--- begin Supplied information ---

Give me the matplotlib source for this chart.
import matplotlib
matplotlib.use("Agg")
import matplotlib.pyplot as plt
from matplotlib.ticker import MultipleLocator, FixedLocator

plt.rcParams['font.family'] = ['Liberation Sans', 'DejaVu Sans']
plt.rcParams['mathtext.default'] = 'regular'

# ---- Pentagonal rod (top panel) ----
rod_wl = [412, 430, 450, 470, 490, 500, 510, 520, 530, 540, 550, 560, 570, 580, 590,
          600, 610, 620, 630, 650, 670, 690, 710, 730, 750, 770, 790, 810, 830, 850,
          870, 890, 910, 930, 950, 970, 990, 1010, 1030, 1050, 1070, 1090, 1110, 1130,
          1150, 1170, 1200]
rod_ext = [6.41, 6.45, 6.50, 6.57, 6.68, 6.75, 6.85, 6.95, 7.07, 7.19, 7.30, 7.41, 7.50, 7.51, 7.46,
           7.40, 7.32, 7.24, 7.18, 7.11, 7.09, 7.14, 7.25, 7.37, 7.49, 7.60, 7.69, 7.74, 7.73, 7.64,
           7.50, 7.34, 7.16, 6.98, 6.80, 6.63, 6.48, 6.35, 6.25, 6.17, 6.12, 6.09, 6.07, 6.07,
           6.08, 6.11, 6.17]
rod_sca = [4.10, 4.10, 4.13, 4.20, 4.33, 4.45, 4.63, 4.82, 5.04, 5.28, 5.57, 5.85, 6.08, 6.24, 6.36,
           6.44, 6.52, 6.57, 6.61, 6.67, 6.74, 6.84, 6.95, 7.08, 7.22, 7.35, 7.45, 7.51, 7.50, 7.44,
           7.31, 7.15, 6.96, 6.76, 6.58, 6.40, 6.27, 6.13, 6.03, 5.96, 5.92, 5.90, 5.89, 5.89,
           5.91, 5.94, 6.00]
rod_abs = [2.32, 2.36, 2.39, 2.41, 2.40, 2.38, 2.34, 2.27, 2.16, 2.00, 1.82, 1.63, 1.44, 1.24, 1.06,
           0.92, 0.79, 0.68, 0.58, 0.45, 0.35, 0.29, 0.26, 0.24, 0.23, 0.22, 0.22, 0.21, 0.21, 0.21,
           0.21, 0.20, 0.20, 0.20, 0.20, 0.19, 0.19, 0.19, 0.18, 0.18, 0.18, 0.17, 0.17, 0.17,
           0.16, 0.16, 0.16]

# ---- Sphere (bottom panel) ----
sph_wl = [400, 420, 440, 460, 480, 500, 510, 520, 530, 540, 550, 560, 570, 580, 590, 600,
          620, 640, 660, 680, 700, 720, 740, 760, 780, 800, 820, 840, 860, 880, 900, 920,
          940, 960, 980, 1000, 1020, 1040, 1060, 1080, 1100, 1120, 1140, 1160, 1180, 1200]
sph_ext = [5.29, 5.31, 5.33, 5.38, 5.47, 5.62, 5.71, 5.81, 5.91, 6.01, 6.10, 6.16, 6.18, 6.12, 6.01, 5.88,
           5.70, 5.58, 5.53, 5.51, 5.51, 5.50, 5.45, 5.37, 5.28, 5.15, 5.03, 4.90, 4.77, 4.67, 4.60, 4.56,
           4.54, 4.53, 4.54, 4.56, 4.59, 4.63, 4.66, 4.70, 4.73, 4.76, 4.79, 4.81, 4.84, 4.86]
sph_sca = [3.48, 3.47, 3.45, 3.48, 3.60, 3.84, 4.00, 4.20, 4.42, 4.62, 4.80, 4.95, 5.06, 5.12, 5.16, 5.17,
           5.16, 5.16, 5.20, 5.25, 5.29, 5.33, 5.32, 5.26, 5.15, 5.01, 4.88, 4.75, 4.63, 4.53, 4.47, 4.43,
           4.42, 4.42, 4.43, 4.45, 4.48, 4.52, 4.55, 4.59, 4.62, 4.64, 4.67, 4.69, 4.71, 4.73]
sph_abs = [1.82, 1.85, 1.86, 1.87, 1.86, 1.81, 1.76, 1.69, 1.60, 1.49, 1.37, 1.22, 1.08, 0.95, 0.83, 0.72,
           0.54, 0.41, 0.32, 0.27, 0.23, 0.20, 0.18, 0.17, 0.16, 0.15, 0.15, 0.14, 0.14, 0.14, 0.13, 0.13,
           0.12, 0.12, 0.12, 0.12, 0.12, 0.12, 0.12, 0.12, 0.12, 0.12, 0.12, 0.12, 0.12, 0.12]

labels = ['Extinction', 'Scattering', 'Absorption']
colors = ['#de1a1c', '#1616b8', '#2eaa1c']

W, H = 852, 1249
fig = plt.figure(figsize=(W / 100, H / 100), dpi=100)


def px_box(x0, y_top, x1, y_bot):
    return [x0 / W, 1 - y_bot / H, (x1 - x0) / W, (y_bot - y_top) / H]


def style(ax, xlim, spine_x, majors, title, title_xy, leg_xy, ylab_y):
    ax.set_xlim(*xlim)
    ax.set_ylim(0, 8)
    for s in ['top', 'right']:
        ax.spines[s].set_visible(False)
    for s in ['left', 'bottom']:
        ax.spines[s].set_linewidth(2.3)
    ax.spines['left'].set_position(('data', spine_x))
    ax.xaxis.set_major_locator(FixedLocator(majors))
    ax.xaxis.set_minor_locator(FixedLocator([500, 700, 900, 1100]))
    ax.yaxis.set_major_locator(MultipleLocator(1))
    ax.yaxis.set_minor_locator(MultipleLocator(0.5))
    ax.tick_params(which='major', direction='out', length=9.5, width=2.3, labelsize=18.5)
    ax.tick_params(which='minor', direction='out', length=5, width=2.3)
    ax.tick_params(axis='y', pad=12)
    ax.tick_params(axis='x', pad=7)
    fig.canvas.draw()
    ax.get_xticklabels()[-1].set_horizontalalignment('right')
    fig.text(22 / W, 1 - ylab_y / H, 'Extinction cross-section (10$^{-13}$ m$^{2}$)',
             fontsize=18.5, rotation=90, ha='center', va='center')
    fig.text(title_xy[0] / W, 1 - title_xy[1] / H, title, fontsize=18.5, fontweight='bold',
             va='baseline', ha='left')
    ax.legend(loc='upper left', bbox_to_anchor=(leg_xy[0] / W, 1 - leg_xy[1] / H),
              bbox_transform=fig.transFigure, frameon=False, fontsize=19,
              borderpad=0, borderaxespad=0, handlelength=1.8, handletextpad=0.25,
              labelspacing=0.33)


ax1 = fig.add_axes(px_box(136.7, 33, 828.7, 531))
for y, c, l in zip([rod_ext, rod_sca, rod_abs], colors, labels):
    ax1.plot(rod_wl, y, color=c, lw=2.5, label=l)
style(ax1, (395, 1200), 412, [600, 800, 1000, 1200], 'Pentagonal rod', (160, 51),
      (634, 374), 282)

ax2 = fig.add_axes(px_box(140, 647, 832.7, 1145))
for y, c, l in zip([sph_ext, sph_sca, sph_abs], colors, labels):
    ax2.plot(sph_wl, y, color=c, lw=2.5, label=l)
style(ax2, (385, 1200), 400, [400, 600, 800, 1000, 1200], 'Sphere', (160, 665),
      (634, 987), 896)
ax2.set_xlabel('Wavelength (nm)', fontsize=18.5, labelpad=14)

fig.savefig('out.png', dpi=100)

--- end Supplied information ---

Write the data back out verbatim.

Reply to the task:
Give me the matplotlib source for this chart.
import matplotlib
matplotlib.use("Agg")
import matplotlib.pyplot as plt
from matplotlib.ticker import MultipleLocator, FixedLocator

plt.rcParams['font.family'] = ['Liberation Sans', 'DejaVu Sans']
plt.rcParams['mathtext.default'] = 'regular'

# ---- Pentagonal rod (top panel) ----
rod_wl = [412, 430, 450, 470, 490, 500, 510, 520, 530, 540, 550, 560, 570, 580, 590,
          600, 610, 620, 630, 650, 670, 690, 710, 730, 750, 770, 790, 810, 830, 850,
          870, 890, 910, 930, 950, 970, 990, 1010, 1030, 1050, 1070, 1090, 1110, 1130,
          1150, 1170, 1200]
rod_ext = [6.41, 6.45, 6.50, 6.57, 6.68, 6.75, 6.85, 6.95, 7.07, 7.19, 7.30, 7.41, 7.50, 7.51, 7.46,
           7.40, 7.32, 7.24, 7.18, 7.11, 7.09, 7.14, 7.25, 7.37, 7.49, 7.60, 7.69, 7.74, 7.73, 7.64,
           7.50, 7.34, 7.16, 6.98, 6.80, 6.63, 6.48, 6.35, 6.25, 6.17, 6.12, 6.09, 6.07, 6.07,
           6.08, 6.11, 6.17]
rod_sca = [4.10, 4.10, 4.13, 4.20, 4.33, 4.45, 4.63, 4.82, 5.04, 5.28, 5.57, 5.85, 6.08, 6.24, 6.36,
           6.44, 6.52, 6.57, 6.61, 6.67, 6.74, 6.84, 6.95, 7.08, 7.22, 7.35, 7.45, 7.51, 7.50, 7.44,
           7.31, 7.15, 6.96, 6.76, 6.58, 6.40, 6.27, 6.13, 6.03, 5.96, 5.92, 5.90, 5.89, 5.89,
           5.91, 5.94, 6.00]
rod_abs = [2.32, 2.36, 2.39, 2.41, 2.40, 2.38, 2.34, 2.27, 2.16, 2.00, 1.82, 1.63, 1.44, 1.24, 1.06,
           0.92, 0.79, 0.68, 0.58, 0.45, 0.35, 0.29, 0.26, 0.24, 0.23, 0.22, 0.22, 0.21, 0.21, 0.21,
           0.21, 0.20, 0.20, 0.20, 0.20, 0.19, 0.19, 0.19, 0.18, 0.18, 0.18, 0.17, 0.17, 0.17,
           0.16, 0.16, 0.16]

# ---- Sphere (bottom panel) ----
sph_wl = [400, 420, 440, 460, 480, 500, 510, 520, 530, 540, 550, 560, 570, 580, 590, 600,
          620, 640, 660, 680, 700, 720, 740, 760, 780, 800, 820, 840, 860, 880, 900, 920,
          940, 960, 980, 1000, 1020, 1040, 1060, 1080, 1100, 1120, 1140, 1160, 1180, 1200]
sph_ext = [5.29, 5.31, 5.33, 5.38, 5.47, 5.62, 5.71, 5.81, 5.91, 6.01, 6.10, 6.16, 6.18, 6.12, 6.01, 5.88,
           5.70, 5.58, 5.53, 5.51, 5.51, 5.50, 5.45, 5.37, 5.28, 5.15, 5.03, 4.90, 4.77, 4.67, 4.60, 4.56,
           4.54, 4.53, 4.54, 4.56, 4.59, 4.63, 4.66, 4.70, 4.73, 4.76, 4.79, 4.81, 4.84, 4.86]
sph_sca = [3.48, 3.47, 3.45, 3.48, 3.60, 3.84, 4.00, 4.20, 4.42, 4.62, 4.80, 4.95, 5.06, 5.12, 5.16, 5.17,
           5.16, 5.16, 5.20, 5.25, 5.29, 5.33, 5.32, 5.26, 5.15, 5.01, 4.88, 4.75, 4.63, 4.53, 4.47, 4.43,
           4.42, 4.42, 4.43, 4.45, 4.48, 4.52, 4.55, 4.59, 4.62, 4.64, 4.67, 4.69, 4.71, 4.73]
sph_abs = [1.82, 1.85, 1.86, 1.87, 1.86, 1.81, 1.76, 1.69, 1.60, 1.49, 1.37, 1.22, 1.08, 0.95, 0.83, 0.72,
           0.54, 0.41, 0.32, 0.27, 0.23, 0.20, 0.18, 0.17, 0.16, 0.15, 0.15, 0.14, 0.14, 0.14, 0.13, 0.13,
           0.12, 0.12, 0.12, 0.12, 0.12, 0.12, 0.12, 0.12, 0.12, 0.12, 0.12, 0.12, 0.12, 0.12]

labels = ['Extinction', 'Scattering', 'Absorption']
colors = ['#de1a1c', '#1616b8', '#2eaa1c']

W, H = 852, 1249
fig = plt.figure(figsize=(W / 100, H / 100), dpi=100)


def px_box(x0, y_top, x1, y_bot):
    return [x0 / W, 1 - y_bot / H, (x1 - x0) / W, (y_bot - y_top) / H]


def style(ax, xlim, spine_x, majors, title, title_xy, leg_xy, ylab_y):
    ax.set_xlim(*xlim)
    ax.set_ylim(0, 8)
    for s in ['top', 'right']:
        ax.spines[s].set_visible(False)
    for s in ['left', 'bottom']:
        ax.spines[s].set_linewidth(2.3)
    ax.spines['left'].set_position(('data', spine_x))
    ax.xaxis.set_major_locator(FixedLocator(majors))
    ax.xaxis.set_minor_locator(FixedLocator([500, 700, 900, 1100]))
    ax.yaxis.set_major_locator(MultipleLocator(1))
    ax.yaxis.set_minor_locator(MultipleLocator(0.5))
    ax.tick_params(which='major', direction='out', length=9.5, width=2.3, labelsize=18.5)
    ax.tick_params(which='minor', direction='out', length=5, width=2.3)
    ax.tick_params(axis='y', pad=12)
    ax.tick_params(axis='x', pad=7)
    fig.canvas.draw()
    ax.get_xticklabels()[-1].set_horizontalalignment('right')
    fig.text(22 / W, 1 - ylab_y / H, 'Extinction cross-section (10$^{-13}$ m$^{2}$)',
             fontsize=18.5, rotation=90, ha='center', va='center')
    fig.text(title_xy[0] / W, 1 - title_xy[1] / H, title, fontsize=18.5, fontweight='bold',
             va='baseline', ha='left')
    ax.legend(loc='upper left', bbox_to_anchor=(leg_xy[0] / W, 1 - leg_xy[1] / H),
              bbox_transform=fig.transFigure, frameon=False, fontsize=19,
              borderpad=0, borderaxespad=0, handlelength=1.8, handletextpad=0.25,
              labelspacing=0.33)


ax1 = fig.add_axes(px_box(136.7, 33, 828.7, 531))
for y, c, l in zip([rod_ext, rod_sca, rod_abs], colors, labels):
    ax1.plot(rod_wl, y, color=c, lw=2.5, label=l)
style(ax1, (395, 1200), 412, [600, 800, 1000, 1200], 'Pentagonal rod', (160, 51),
      (634, 374), 282)

ax2 = fig.add_axes(px_box(140, 647, 832.7, 1145))
for y, c, l in zip([sph_ext, sph_sca, sph_abs], colors, labels):
    ax2.plot(sph_wl, y, color=c, lw=2.5, label=l)
style(ax2, (385, 1200), 400, [400, 600, 800, 1000, 1200], 'Sphere', (160, 665),
      (634, 987), 896)
ax2.set_xlabel('Wavelength (nm)', fontsize=18.5, labelpad=14)

fig.savefig('out.png', dpi=100)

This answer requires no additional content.